While O'Toole's parents were a happy couple, he himself has never found marital bliss. When the subject comes up his shoulders slump. He retreats into a shell. Mention his first wife, Welsh actress Sian Phillips, from whom he was divorced, and what happens? Silence. Mention American fashion model, Karen Sommerville, with whom he had a two-year liaison. Silence. Mention his son Lorcan, 10, form the Sommerville romance. Silence. Mention the bitter custody battle that ensued with Sommerville. Silence. Mention his devotion to Lorcan and "I don't talk about him," O'Toole huffs.

Is it possible to get O'Toole to smile again, to be less difficult and more communicative again? How about his love for Scobie, his bulldog, whom he loved and who died unexpectedly? "We had communion," he says about the animal. "You don't really understand communion until it's no longer there." O'Toole makes it clear that he now balks at permanent relationships of any sort. "When it's over there's a void. A hole."

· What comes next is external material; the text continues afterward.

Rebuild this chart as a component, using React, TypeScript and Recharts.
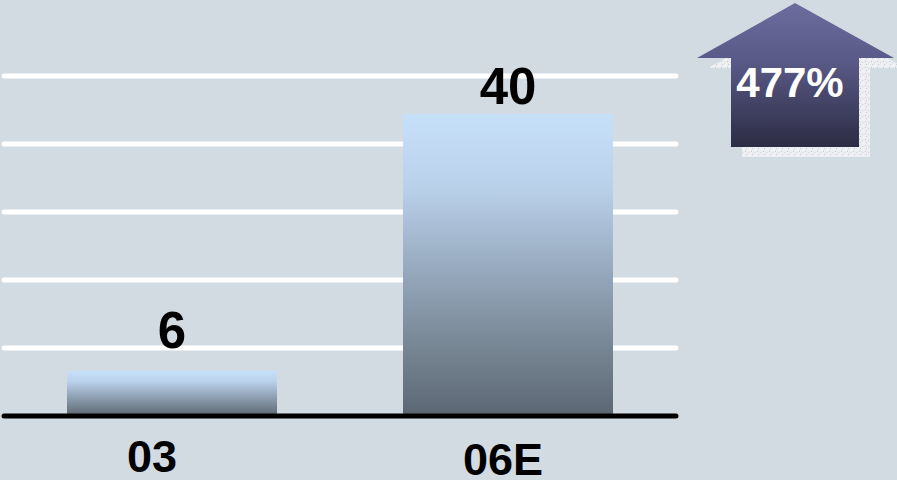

A final question concerns connections. How does this handsome, intense, brooding Irishman make satisfying connections? O'Toole doesn't misinterpret the question or dance around it. What he says next is powerful and lasting. "I am the one who has adopted the theater as other people adopt the cloth." He adds the punchline. "To me the theater is communion . . ."

A bell rings. Time to stand up? Sit down? Genuflect? Kneel? O'Toole's use of the word "communion" and the startling ring are in such perfect synchronicity that this could be Mass. But, no. It's just the doorbell. O'Toole is expected elsewhere. The confession is over.